With the Numair Cronicals, Pierce is doing what she does best, and is taking us back to school. But this time we are not learning to hit things with sticks, but Numair is learning how to practise magic. Not only Numair though, we are back with his closest friends, Osborne and Varice.
We don’t start with the fiercely competent Numair from the Daine books, but an awkward Arram Draper, who is sick when watching the gladiator games when his father comes to visit. But we follow him being escalated through the normal classes as an obviously extremely talented student.
“And magic depends on perfection,” Cosmos interputed.
I love that instead of making the teachers difficult people, for the most part Pierce makes them motivated good mentors, who share their research and work with a gifted boy, as long as he works. And work hard is what he does, what all three of them do to work out how to find their own places in the world.
How Ozorne is shaped through this period, instead of being a cruel tyrant this now becomes a tragic story arc to those of us who know its conclusion. His starting place is just to be a boy who wants his own home and a place to practice magic, and he is renowned as the boy who will never get to be emperor. He does not get the same safe supportive mentors as Draper, but instead is manipulated through his grief-stricken state.
I look forward to seeing where Pierce next takes this arc, and the Numair we know is being shaped from the boy Arram.
Despite me doing so, this isn’t really a book to be read in a single sitting. It is a collection of “papers from George’s work” which hang together to build an image of what was going on behind the scenes in Tortall.
But there are gems of worldbuilding in here, and what fan could fail to love the tidbits of information that are sneaked out, including the backstory of why George wouldn’t let Aly do spy work. And how initial treaties with the Immortals were formed.
I also love that for the first time really since the Song of the Lioness, Jon becomes fully human again, a father who could do anything to protect his children, rather than the very distant and responsible figure he became under the Protector of the Small (although Aly knew him as a human, it was an abstract human given her separation from Tortall).
An essential read for any Tortall-world fans, but not a standalone piece of writing.
Mark Reads is at the end of Tortall! Its been quite a two years, reading them along and listening to Mark Read
to laugh at his unpreparedness. We finished on the Doggy Books as they are now known, and full circle back to the start of Alanna: the first adventure.
The Beka Cooper books are about the making of a Provost Dog: an early police force in the fantasy world/country of Tortall. Beka is a girl who was plucked from the poorest district of pseudo-medieval Corus by a man who becomes her mentor in her journey become a Dog.
For those who have read the other Tortall books its an interesting examination of how history isn’t always linear progress, and as the protaganist is for the first time not one of the ruling elite, its an interesting looks at the impact those with even a little power can have on those who have none.
The magic in this books is of a different flavour to the others as well, which is a refreshing change. That and the spiritual development of Beka and how she develops a circle of trusted friends and associates aroudn herself.
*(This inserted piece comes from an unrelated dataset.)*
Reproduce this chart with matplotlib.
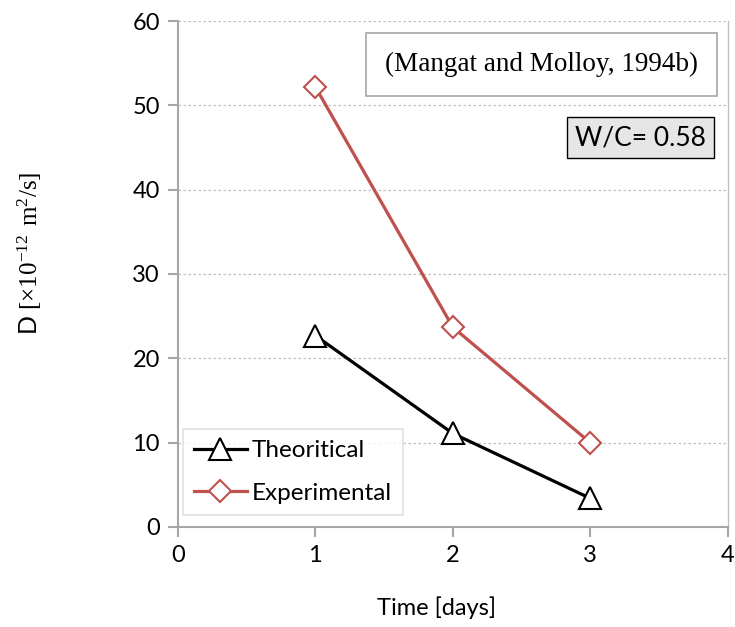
import matplotlib.pyplot as plt

# data
time_days = [1, 2, 3]
d_theoritical = [22.7, 11.1, 3.4]
d_experimental = [52.2, 23.7, 10.0]

plt.rcParams['font.family'] = ['Lato', 'DejaVu Sans']
plt.rcParams['mathtext.fontset'] = 'custom'
plt.rcParams['mathtext.rm'] = 'Liberation Serif'

fig = plt.figure(figsize=(7.35, 6.27), dpi=100)
ax = fig.add_axes([0.242, 0.1595, 0.748, 0.807])

ax.plot(time_days, d_theoritical, color='black', lw=2.3, marker='^', ms=16,
        mfc='white', mec='black', mew=1.5, label='Theoritical', zorder=3)
ax.plot(time_days, d_experimental, color='#c0504d', lw=2.3, marker='D', ms=11,
        mfc='white', mec='#c0504d', mew=1.5, label='Experimental', zorder=3)

ax.set_xlim(0, 4)
ax.set_ylim(0, 60)
ax.set_xticks([0, 1, 2, 3, 4])
ax.set_yticks(range(0, 61, 10))
ax.yaxis.grid(True, linestyle=(0, (2, 2)), color='#bfbfbf', lw=0.9)
ax.set_axisbelow(True)

for s in ['left', 'bottom']:
    ax.spines[s].set_color('#a6a6a6')
    ax.spines[s].set_linewidth(1.5)
ax.spines['right'].set_color('#bfbfbf')
ax.spines['right'].set_linewidth(1.0)
ax.spines['top'].set_visible(False)
ax.tick_params(axis='both', direction='out', length=7, width=1.5, color='#a6a6a6',
               labelsize=17, pad=6)

ax.set_xlabel('Time [days]', fontsize=17)
ax.xaxis.set_label_coords(0.47, -0.138)
ax.set_ylabel(r'D $\mathrm{[\times10^{-12}\ m^2/s]}$', fontsize=18)
ax.yaxis.set_label_coords(-0.243, 0.54)

leg = ax.legend(loc='lower left', bbox_to_anchor=(0.009, 0.024), fontsize=17.5,
                frameon=True, fancybox=False, handlelength=2.2, borderpad=0.45,
                labelspacing=0.9, handletextpad=0.2, borderaxespad=0)
leg.get_frame().set_edgecolor('#d9d9d9')
leg.get_frame().set_linewidth(1.2)

ax.text(0.662, 0.914, '(Mangat and Molloy, 1994b)', transform=ax.transAxes,
        ha='center', va='center', fontsize=19.5, family='Liberation Serif',
        bbox=dict(boxstyle='square,pad=0.7', fc='white', ec='#a6a6a6', lw=1.2))
ax.text(0.841, 0.769, 'W/C= 0.58', transform=ax.transAxes, ha='center', va='center',
        fontsize=19, family=['Lato', 'DejaVu Sans'],
        bbox=dict(boxstyle='square,pad=0.3', fc='#e6e6e6', ec='black', lw=1.0))

fig.savefig('out.png', dpi=100)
OEO, pelvat sberire.
Another Mark Reads project which ends today! Whilst I’m very familiar with these books, the chapter-by chapter discussion has made me consider them in an entirely different fashion.
This is a well-crafted pair of books, not a quartet as Harry Potter had shown publishers that YA fiction did not have to be under 200 pages a book. Writing the “Daughter of the Lioness” books and not making them very like any of the prior series was impressive.
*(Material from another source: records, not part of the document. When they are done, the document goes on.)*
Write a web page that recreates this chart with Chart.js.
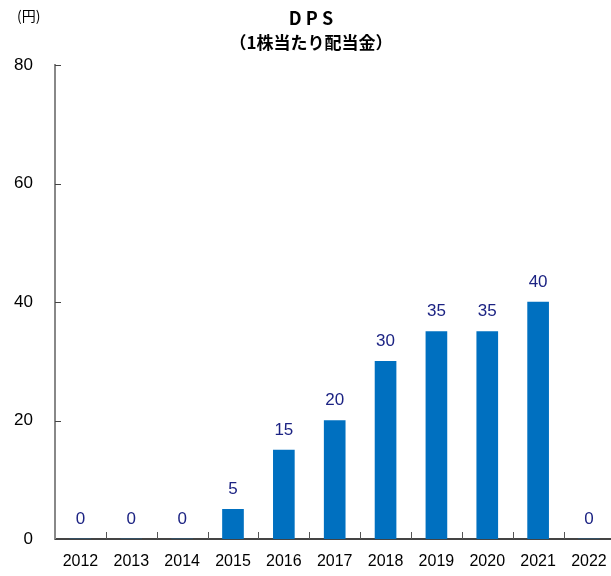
<!DOCTYPE html>
<html>
<head>
<meta charset="utf-8">
<script src="https://cdn.jsdelivr.net/npm/chart.js@4.4.0/dist/chart.umd.min.js"></script>
<style>
  body { margin: 0; overflow: hidden; background: #fff; }
  #wrap { width: 611px; height: 576px; overflow: hidden; }
</style>
</head>
<body>
<div id="wrap"><canvas id="myChart" width="620" height="576"></canvas></div>
<script>
const years = ['2012', '2013', '2014', '2015', '2016', '2017', '2018', '2019', '2020', '2021', '2022']
const dps = [0, 0, 0, 5, 15, 20, 30, 35, 35, 40, 0]
const yTicks = [0, 20, 40, 60, 80]

const jpFont = '"Noto Sans CJK JP", sans-serif'
const numFont = '"Liberation Sans", Arial, sans-serif'

// inward tick marks, value labels and titles
const extras = {
  id: 'extras',
  afterDraw(chart) {
    const ctx = chart.ctx
    const x = chart.scales.x
    const y = chart.scales.y
    const area = chart.chartArea
    ctx.save()
    ctx.strokeStyle = '#444'
    ctx.lineWidth = 1
    yTicks.forEach((v) => {
      const py = Math.round(y.getPixelForValue(v)) + 0.5
      ctx.beginPath()
      ctx.moveTo(area.left, py)
      ctx.lineTo(area.left + 6, py)
      ctx.stroke()
    })
    ctx.strokeStyle = '#555'
    for (let i = 1; i < years.length; i++) {
      const px = Math.round(x.getPixelForValue(i - 0.5)) + 0.5
      ctx.beginPath()
      ctx.moveTo(px, area.bottom)
      ctx.lineTo(px, area.bottom - 7)
      ctx.stroke()
    }
    ctx.fillStyle = '#1c2383'
    ctx.font = '17px ' + numFont
    ctx.textAlign = 'center'
    ctx.textBaseline = 'middle'
    chart.getDatasetMeta(0).data.forEach((bar, i) => {
      ctx.fillText(dps[i], bar.x, bar.y - 20)
    })
    ctx.fillStyle = '#000'
    ctx.font = 'bold 18px ' + jpFont
    ctx.fillText('D P S', 311, 18)
    ctx.font = 'bold 17px ' + jpFont
    ctx.fillText('（1株当たり配当金）', 311, 43)
    ctx.font = '14px ' + jpFont
    ctx.textAlign = 'left'
    ctx.fillText('(円)', 17, 16)
    ctx.restore()
  }
}

var ctx = document.getElementById('myChart')
var myChart = new Chart(ctx, {
  type: 'bar',
  data: {
    labels: years,
    datasets: [{
      label: 'DPS',
      data: dps,
      backgroundColor: '#0070c0',
      barThickness: 21
    }]
  },
  options: {
    responsive: false,
    animation: false,
    layout: { padding: { top: 65, right: 5, left: 0, bottom: 0 } },
    plugins: {
      legend: { display: false },
      tooltip: { enabled: false },
      title: { display: false }
    },
    scales: {
      x: {
        grid: { display: false, drawTicks: false },
        border: { display: true, color: '#444', width: 2 },
        ticks: { color: '#000', padding: 13, maxRotation: 0, font: { size: 16, family: numFont } },
        afterFit(scale) { scale.height = 37 }
      },
      y: {
        min: 0,
        max: 80,
        grid: { display: false, drawTicks: false },
        border: { display: true, color: '#888', width: 2 },
        afterBuildTicks(scale) { scale.ticks = yTicks.map((v) => ({ value: v })) },
        ticks: { color: '#000', padding: 22, font: { size: 17, family: numFont } },
        afterFit(scale) { scale.width = 55 }
      }
    }
  },
  plugins: [extras]
})
</script>
</body>
</html>
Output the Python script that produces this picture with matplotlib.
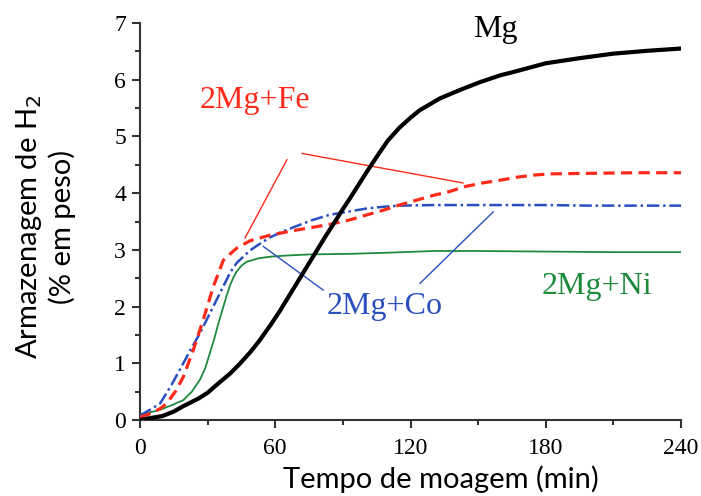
import matplotlib
matplotlib.use("Agg")
import matplotlib.pyplot as plt
from matplotlib.ticker import MultipleLocator

# milling time (min) and H2 storage (wt%) per sample
mg_t = [0, 4, 10, 15, 19, 26, 30, 34, 40, 44, 49, 53, 58, 62, 66, 70, 74, 78, 82, 87, 90,
        93, 97, 101, 106, 110, 115, 120, 124, 133, 142, 151, 160, 166, 180, 195, 210, 225, 240]
mg_h = [0.0, 0.03, 0.07, 0.15, 0.24, 0.38, 0.48, 0.62, 0.82, 0.98, 1.2, 1.4, 1.68, 1.92,
        2.18, 2.44, 2.7, 2.96, 3.22, 3.53, 3.72, 3.9, 4.15, 4.4, 4.7, 4.93, 5.15, 5.33, 5.46,
        5.67, 5.82, 5.96, 6.08, 6.14, 6.29, 6.38, 6.46, 6.51, 6.55]

fe_t = [0, 5, 8.9, 11.8, 16, 19.2, 23.6, 28, 32.5, 37, 40, 42.9, 48.8, 57.7, 69.5, 84.3,
        93.2, 100, 108, 115, 123, 130, 137.5, 143.5, 152, 160, 167, 175, 182, 200, 220, 240]
fe_h = [0.05, 0.12, 0.2, 0.29, 0.52, 0.76, 1.23, 1.76, 2.35, 2.82, 2.93, 3.03, 3.16, 3.26,
        3.35, 3.45, 3.53, 3.61, 3.7, 3.79, 3.88, 3.96, 4.03, 4.11, 4.18, 4.23, 4.28, 4.32, 4.34,
        4.35, 4.36, 4.36]

co_t = [0, 4, 8.9, 14, 19.2, 23, 26.6, 30, 34, 37, 40, 42.9, 45.8, 48.8, 52.5, 57.7, 63,
        69.5, 76, 84.3, 93.2, 100.6, 108, 115, 130, 150, 180, 200, 220, 240]
co_h = [0.08, 0.17, 0.29, 0.62, 1.0, 1.28, 1.53, 1.8, 2.12, 2.36, 2.6, 2.77, 2.88, 2.99, 3.09,
        3.22, 3.32, 3.42, 3.52, 3.62, 3.68, 3.73, 3.76, 3.78, 3.79, 3.79, 3.79, 3.78, 3.78,
        3.78]

ni_t = [0, 4, 8.9, 14, 19.2, 23, 26.6, 29, 31, 33, 34, 35.5, 37, 38.5, 40, 41.5, 42.9, 45,
        47.3, 50, 52.5, 57.7, 65, 75.4, 93.2, 110, 130, 150, 180, 210, 240]
ni_h = [0.1, 0.13, 0.18, 0.26, 0.35, 0.5, 0.71, 0.92, 1.18, 1.44, 1.59, 1.8, 2.0, 2.2, 2.38,
        2.52, 2.62, 2.72, 2.79, 2.82, 2.85, 2.88, 2.9, 2.92, 2.93, 2.95, 2.98, 2.98, 2.97,
        2.96, 2.96]

x_ticks = [0, 60, 120, 180, 240]
y_ticks = [0, 1, 2, 3, 4, 5, 6, 7]

fig = plt.figure(figsize=(7.01, 4.96), dpi=100)
ax = fig.add_axes([0.1997, 0.1532, 0.7718, 0.8004])

ax.plot(ni_t, ni_h, color="#1e8a3c", lw=1.3, zorder=2)
ax.plot(co_t, co_h, color="#2a4fbf", lw=1.8, ls=(0, (5, 1.5, 1, 1.5)), zorder=3)
ax.plot(fe_t, fe_h, color="#ff2a1a", lw=2.3, ls=(0, (3.5, 2)), zorder=4)
ax.plot(mg_t, mg_h, color="black", lw=3.0, zorder=5)

# pointer lines from the labels to the curves
ax.plot([65.2, 46.6], [4.59, 3.21], color="#ff2a1a", lw=1.0)
ax.plot([71.9, 143.3], [4.70, 4.18], color="#ff2a1a", lw=1.0)
ax.plot([54.7, 81.3], [3.06, 2.29], color="#2a4fbf", lw=1.0)
ax.plot([156.7, 124.2], [3.67, 2.41], color="#2a4fbf", lw=1.0)

serif = "Liberation Serif"
lbl = dict(fontsize=23, family=serif, ha="center", va="center")
ax.text(51, 5.64, "2Mg+Fe", color="#ff2a1a", **lbl)
ax.text(108.7, 2.01, "2Mg+Co", color="#2a4fbf", **lbl)
ax.text(202.6, 2.35, "2Mg+Ni", color="#1e8a3c", **lbl)
ax.text(157.5, 6.88, "Mg", color="black", **lbl)

ax.set_xlim(0, 240)
ax.set_ylim(0, 7)
ax.set_xticks(x_ticks)
ax.set_yticks(y_ticks)
ax.xaxis.set_minor_locator(MultipleLocator(30))
ax.yaxis.set_minor_locator(MultipleLocator(0.5))
for side in ("top", "right"):
    ax.spines[side].set_visible(False)
for side in ("left", "bottom"):
    ax.spines[side].set_linewidth(1.5)
    ax.spines[side].set_color("#333333")
ax.tick_params(which="major", length=6, width=1.5, color="#333333", labelsize=17)
ax.tick_params(which="minor", length=3.6, width=1.5, color="#333333")
ax.tick_params(axis="x", which="major", pad=7)
ax.tick_params(axis="y", which="major", pad=4)
for lab in ax.get_xticklabels() + ax.get_yticklabels():
    lab.set_family(serif)

ax.set_xlabel("Tempo de moagem (min)", fontsize=21, family="Lato")
ax.set_ylabel("Armazenagem de H$_2$\n(% em peso)", fontsize=21, family="Lato")
ax.xaxis.set_label_coords(0.557, -0.115)
ax.yaxis.set_label_coords(-0.118, 0.486)

fig.savefig("out.png", dpi=100)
It is another coming of age story, and we start with a bit of teenage rebellion as Aly who has been trained all her life as a spy in the fantasy setting of Tortall isn’t being permitted to make that her career by the newly cautious and protective George Cooper. Instead she runs away, is captured and ends up in the divided county of the Copper Isles, enslaved and trying to work out how to survive and prove herself to take advantage of the circumstances.
I had never before considered the problematic issues that Nawat has with consent, pushing Aly’s boundaries and ignoring what she says. Or how Aly never stops to consider that her attitude to life comes in part from being brought up by Tortall’s elite who changed their country for the better in a generation. Of course Alanna had had to fight such restraints a generation earlier though.
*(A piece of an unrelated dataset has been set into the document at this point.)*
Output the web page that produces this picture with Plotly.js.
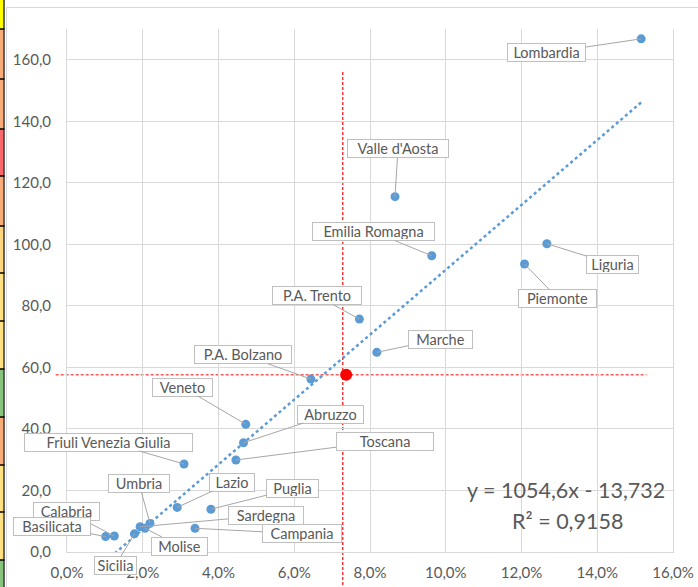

That said, I still enjoy these books for what they are: a spy drama and a reclaiming of a native land by an oppressed people. With magic and gods and immortals obviously.
OK, cheating with this one, but I have been discussing each chapter of each book over on Mark Reads. I’ve enjoyed reading this quartet this way, despite it being one of my favourite series to re-read I have discovered details that I had never noticed before.
This is the story about how a fairly ordinary, unGifted, but very talented and determined girl decides she will be the first openly female page because she feels she has a duty to protect those who cannot protect themselves (“The Small”). I want to be her when I grow up, that level of determination and persistance even in the face of impossible obstacles would be fabulous. But its remarkably different from the Song of the Lioness when the basic premise is so similar.
There is also so much friendship. Winning people’s respect and then friendship generally the hard way, and them backing her up, even when it meant treason and a risk of losing their own heads.
I also like that the book doesn’t close on her settling down with her one true love (TM) but instead confidently forging a career with the respect of her peers, superiors and the people she is in command of. That’s what Kel wanted from life, and she got it.